━━━━━ LISTED ENTRIES
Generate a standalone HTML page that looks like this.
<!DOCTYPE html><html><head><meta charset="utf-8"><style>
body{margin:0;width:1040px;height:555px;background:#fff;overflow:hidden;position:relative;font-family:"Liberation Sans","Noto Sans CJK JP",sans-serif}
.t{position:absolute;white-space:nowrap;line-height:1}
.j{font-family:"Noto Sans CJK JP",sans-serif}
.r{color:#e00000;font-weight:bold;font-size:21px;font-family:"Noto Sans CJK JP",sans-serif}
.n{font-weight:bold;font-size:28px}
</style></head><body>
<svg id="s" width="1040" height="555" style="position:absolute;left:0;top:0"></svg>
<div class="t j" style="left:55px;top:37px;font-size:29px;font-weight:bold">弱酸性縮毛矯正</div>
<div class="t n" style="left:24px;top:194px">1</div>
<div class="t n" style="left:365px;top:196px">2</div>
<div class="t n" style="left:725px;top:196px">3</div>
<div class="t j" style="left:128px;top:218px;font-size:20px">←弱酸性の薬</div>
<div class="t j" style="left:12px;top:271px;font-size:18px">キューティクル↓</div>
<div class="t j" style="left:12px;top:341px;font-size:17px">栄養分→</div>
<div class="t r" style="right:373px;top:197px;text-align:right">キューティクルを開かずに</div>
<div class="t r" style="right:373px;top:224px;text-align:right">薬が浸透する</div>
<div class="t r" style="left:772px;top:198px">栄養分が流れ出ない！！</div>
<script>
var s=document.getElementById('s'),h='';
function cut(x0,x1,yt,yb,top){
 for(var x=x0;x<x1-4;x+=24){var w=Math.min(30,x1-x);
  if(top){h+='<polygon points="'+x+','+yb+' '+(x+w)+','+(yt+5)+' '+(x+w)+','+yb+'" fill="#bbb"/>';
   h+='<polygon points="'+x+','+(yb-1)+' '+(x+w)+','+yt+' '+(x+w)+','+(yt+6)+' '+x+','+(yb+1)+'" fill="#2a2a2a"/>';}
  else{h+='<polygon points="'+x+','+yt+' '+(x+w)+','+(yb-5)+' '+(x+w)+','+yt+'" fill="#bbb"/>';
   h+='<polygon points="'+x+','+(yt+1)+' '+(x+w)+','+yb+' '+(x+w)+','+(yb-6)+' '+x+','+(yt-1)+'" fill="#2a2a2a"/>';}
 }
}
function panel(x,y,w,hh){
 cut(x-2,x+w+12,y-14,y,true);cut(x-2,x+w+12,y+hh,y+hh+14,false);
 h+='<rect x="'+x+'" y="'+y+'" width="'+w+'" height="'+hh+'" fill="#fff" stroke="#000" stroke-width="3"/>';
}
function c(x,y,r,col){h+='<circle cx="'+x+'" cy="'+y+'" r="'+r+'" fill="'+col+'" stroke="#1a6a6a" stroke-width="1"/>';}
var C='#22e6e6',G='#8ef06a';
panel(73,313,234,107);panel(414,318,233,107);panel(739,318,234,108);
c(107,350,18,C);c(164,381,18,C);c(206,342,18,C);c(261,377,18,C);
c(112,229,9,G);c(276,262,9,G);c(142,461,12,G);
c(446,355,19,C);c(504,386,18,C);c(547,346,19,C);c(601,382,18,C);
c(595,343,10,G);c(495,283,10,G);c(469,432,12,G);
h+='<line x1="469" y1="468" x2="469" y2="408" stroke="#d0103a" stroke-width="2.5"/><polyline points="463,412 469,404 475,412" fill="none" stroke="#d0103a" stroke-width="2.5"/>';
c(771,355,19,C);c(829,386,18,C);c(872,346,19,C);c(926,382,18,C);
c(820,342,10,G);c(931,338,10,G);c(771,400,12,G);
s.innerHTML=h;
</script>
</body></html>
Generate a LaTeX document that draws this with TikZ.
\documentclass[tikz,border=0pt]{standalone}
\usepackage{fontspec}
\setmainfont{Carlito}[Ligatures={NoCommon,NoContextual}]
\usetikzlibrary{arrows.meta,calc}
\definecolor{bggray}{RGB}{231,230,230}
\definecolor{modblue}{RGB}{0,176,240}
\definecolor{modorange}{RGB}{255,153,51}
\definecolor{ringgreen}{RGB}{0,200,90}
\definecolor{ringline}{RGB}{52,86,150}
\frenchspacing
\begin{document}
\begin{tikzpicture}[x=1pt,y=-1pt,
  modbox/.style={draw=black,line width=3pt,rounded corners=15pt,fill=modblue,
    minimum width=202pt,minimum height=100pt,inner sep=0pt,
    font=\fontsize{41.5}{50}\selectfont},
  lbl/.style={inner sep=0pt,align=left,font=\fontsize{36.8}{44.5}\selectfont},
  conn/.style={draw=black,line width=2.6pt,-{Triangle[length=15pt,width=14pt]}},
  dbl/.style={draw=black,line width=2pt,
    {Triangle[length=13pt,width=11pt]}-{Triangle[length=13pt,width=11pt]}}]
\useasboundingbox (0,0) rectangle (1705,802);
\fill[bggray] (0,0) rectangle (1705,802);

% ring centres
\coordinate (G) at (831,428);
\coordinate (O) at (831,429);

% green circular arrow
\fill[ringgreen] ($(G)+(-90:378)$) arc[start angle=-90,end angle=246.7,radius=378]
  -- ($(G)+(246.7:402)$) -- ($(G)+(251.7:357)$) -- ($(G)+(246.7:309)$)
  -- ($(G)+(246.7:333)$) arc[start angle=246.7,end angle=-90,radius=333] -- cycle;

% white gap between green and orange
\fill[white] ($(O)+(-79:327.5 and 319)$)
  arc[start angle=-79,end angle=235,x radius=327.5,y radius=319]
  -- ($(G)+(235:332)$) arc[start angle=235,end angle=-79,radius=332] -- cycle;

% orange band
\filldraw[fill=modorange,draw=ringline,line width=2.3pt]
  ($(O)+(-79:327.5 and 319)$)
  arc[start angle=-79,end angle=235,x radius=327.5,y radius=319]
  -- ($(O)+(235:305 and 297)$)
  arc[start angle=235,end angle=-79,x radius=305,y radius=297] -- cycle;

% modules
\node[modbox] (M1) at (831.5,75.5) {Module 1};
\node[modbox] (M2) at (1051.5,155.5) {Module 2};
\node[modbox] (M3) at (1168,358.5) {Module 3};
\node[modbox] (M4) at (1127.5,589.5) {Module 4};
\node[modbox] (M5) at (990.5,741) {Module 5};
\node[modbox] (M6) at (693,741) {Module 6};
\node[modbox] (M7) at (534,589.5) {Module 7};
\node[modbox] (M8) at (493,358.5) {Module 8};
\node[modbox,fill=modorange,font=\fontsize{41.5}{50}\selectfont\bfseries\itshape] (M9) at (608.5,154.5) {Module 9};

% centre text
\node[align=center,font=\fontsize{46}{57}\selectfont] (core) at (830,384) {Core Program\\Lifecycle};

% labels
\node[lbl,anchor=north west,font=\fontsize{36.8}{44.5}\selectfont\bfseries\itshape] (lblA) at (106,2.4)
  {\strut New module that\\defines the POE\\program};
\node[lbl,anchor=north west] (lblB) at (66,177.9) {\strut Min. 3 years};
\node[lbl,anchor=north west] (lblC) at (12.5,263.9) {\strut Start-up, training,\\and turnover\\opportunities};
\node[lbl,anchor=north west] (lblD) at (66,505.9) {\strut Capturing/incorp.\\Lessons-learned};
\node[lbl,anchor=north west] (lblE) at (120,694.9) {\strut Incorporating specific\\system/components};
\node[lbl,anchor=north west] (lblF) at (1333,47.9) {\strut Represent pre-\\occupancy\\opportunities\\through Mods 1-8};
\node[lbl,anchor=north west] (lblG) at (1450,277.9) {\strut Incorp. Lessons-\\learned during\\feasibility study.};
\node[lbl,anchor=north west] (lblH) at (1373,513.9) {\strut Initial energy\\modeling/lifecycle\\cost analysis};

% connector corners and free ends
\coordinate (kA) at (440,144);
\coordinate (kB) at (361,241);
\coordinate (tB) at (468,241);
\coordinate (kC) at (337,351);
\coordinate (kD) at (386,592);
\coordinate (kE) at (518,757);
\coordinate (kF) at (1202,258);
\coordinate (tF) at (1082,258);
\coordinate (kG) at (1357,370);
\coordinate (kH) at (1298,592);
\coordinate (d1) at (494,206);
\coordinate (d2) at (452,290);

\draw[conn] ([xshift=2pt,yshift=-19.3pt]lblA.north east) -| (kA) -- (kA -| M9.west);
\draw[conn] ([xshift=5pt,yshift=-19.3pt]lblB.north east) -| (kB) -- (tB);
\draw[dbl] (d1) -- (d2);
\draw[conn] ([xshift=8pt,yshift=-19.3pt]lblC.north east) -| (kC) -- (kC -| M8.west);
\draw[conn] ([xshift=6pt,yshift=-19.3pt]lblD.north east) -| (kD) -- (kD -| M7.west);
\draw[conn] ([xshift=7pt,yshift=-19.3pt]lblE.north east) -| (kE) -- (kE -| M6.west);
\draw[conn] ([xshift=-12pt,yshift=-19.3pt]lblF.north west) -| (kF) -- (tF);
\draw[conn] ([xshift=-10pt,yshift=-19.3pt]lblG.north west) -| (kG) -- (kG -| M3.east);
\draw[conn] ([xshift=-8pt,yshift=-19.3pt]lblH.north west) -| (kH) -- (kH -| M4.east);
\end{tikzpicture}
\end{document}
━━━━━━━━━━
━━━━━ LISTED ENTRIES
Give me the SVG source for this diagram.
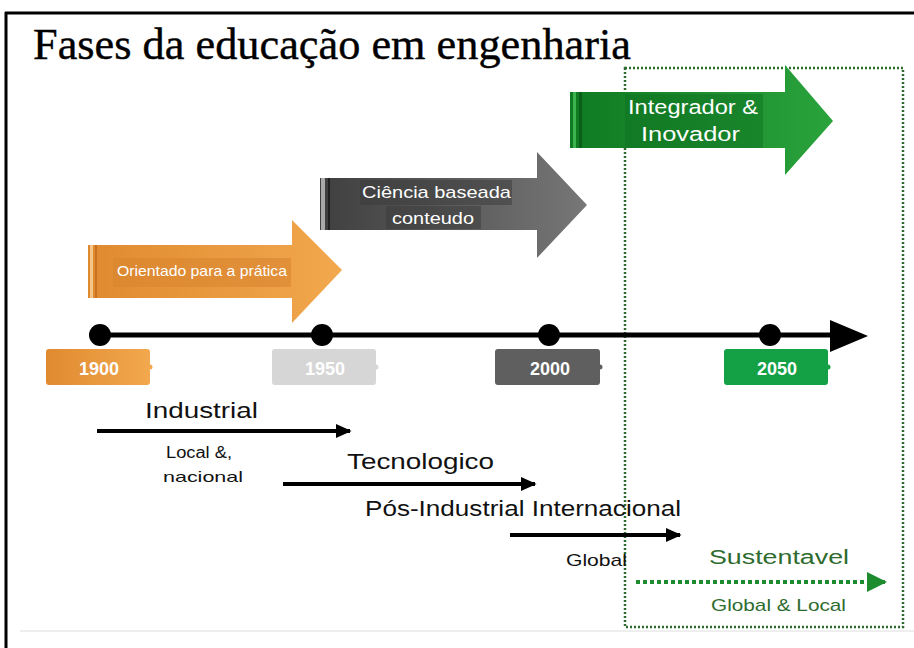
━━━━━━━━━━
• **WRITTEN EXERCISE**:
From the listing above, output exactly the run of lines that starts with the line containing "Generate a LaTeX" and ends with the line containing "arc[start angle=235,end angle=-79,x".

• **FINAL RESULT**:
Generate a LaTeX document that draws this with TikZ.
\documentclass[tikz,border=0pt]{standalone}
\usepackage{fontspec}
\setmainfont{Carlito}[Ligatures={NoCommon,NoContextual}]
\usetikzlibrary{arrows.meta,calc}
\definecolor{bggray}{RGB}{231,230,230}
\definecolor{modblue}{RGB}{0,176,240}
\definecolor{modorange}{RGB}{255,153,51}
\definecolor{ringgreen}{RGB}{0,200,90}
\definecolor{ringline}{RGB}{52,86,150}
\frenchspacing
\begin{document}
\begin{tikzpicture}[x=1pt,y=-1pt,
  modbox/.style={draw=black,line width=3pt,rounded corners=15pt,fill=modblue,
    minimum width=202pt,minimum height=100pt,inner sep=0pt,
    font=\fontsize{41.5}{50}\selectfont},
  lbl/.style={inner sep=0pt,align=left,font=\fontsize{36.8}{44.5}\selectfont},
  conn/.style={draw=black,line width=2.6pt,-{Triangle[length=15pt,width=14pt]}},
  dbl/.style={draw=black,line width=2pt,
    {Triangle[length=13pt,width=11pt]}-{Triangle[length=13pt,width=11pt]}}]
\useasboundingbox (0,0) rectangle (1705,802);
\fill[bggray] (0,0) rectangle (1705,802);

% ring centres
\coordinate (G) at (831,428);
\coordinate (O) at (831,429);

% green circular arrow
\fill[ringgreen] ($(G)+(-90:378)$) arc[start angle=-90,end angle=246.7,radius=378]
  -- ($(G)+(246.7:402)$) -- ($(G)+(251.7:357)$) -- ($(G)+(246.7:309)$)
  -- ($(G)+(246.7:333)$) arc[start angle=246.7,end angle=-90,radius=333] -- cycle;

% white gap between green and orange
\fill[white] ($(O)+(-79:327.5 and 319)$)
  arc[start angle=-79,end angle=235,x radius=327.5,y radius=319]
  -- ($(G)+(235:332)$) arc[start angle=235,end angle=-79,radius=332] -- cycle;

% orange band
\filldraw[fill=modorange,draw=ringline,line width=2.3pt]
  ($(O)+(-79:327.5 and 319)$)
  arc[start angle=-79,end angle=235,x radius=327.5,y radius=319]
  -- ($(O)+(235:305 and 297)$)
  arc[start angle=235,end angle=-79,x radius=305,y radius=297] -- cycle;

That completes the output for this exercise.